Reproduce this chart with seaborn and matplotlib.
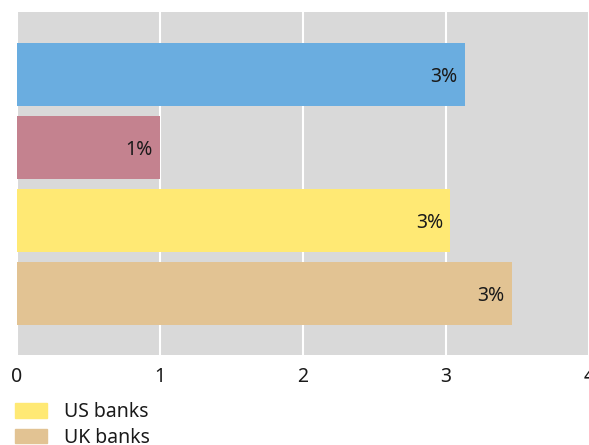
import matplotlib
matplotlib.use("Agg")
import matplotlib.pyplot as plt
import matplotlib.patches as mpatches
import seaborn as sns
import pandas as pd

# Data (top to bottom)
series = ["Euro area banks", "Japanese banks", "US banks", "UK banks"]
values = [3.13, 1.00, 3.03, 3.46]
bar_labels = ["3%", "1%", "3%", "3%"]
colors = ["#6aade0", "#c4828f", "#ffe974", "#e2c393"]
legend_order = ["US banks", "UK banks", "Euro area banks", "Japanese banks"]
xticks = [0, 1, 2, 3, 4]

sns.set_theme(style="white")
plt.rcParams["font.family"] = ["Noto Sans", "DejaVu Sans"]

W, H = 589, 445
fig = plt.figure(figsize=(W / 100, H / 100), dpi=100)
ax = fig.add_axes([17 / W, 1 - 355 / H, (589 - 17) / W, (355 - 12) / H])
ax.set_facecolor("#d9d9d9")

df = pd.DataFrame({"series": series, "value": values})
sns.barplot(data=df, x="value", y="series", hue="series", palette=colors,
            orient="h", width=0.863, ax=ax, legend=False, saturation=1,
            edgecolor="none")

ax.set_xlim(0, 4)
ax.set_ylim(3.84, -0.855)
ax.set_xticks(xticks)
ax.set_xticklabels([str(t) for t in xticks], fontsize=14, color="#1a1a1a")
ax.set_yticks([])
ax.set_xlabel("")
ax.set_ylabel("")
ax.tick_params(axis="x", length=0, pad=9)
ax.grid(axis="x", color="white", linewidth=1.5)
ax.set_axisbelow(True)
for s in ax.spines.values():
    s.set_visible(False)

for i, (v, lab) in enumerate(zip(values, bar_labels)):
    ax.annotate(lab, xy=(v, i), xytext=(-5, -2), textcoords="offset points",
                ha="right", va="center", fontsize=14, color="#1a1a1a")

handles = [mpatches.Patch(color=colors[series.index(n)], label=n) for n in legend_order]
fig.legend(handles=handles, loc="upper left",
           bbox_to_anchor=(15 / W, 1 - 402 / H), frameon=False,
           fontsize=14, handlelength=1.65, handleheight=0.78,
           handletextpad=0.85, labelspacing=0.3, borderpad=0, borderaxespad=0,
           labelcolor="#1a1a1a")

fig.savefig("out.png", dpi=100)
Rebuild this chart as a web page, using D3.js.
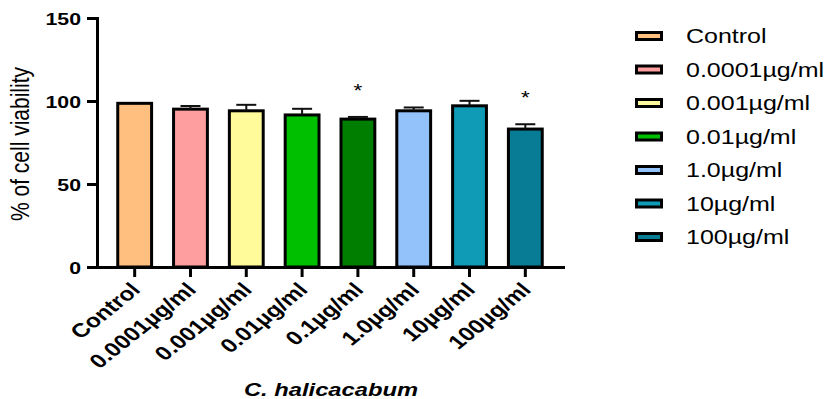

**REQUIRED WORK:** List all lines in the material containing the string "this".

**TASK SOLUTION:**
Reproduce this chart with seaborn and matplotlib.
Rebuild this chart as a web page, using D3.js.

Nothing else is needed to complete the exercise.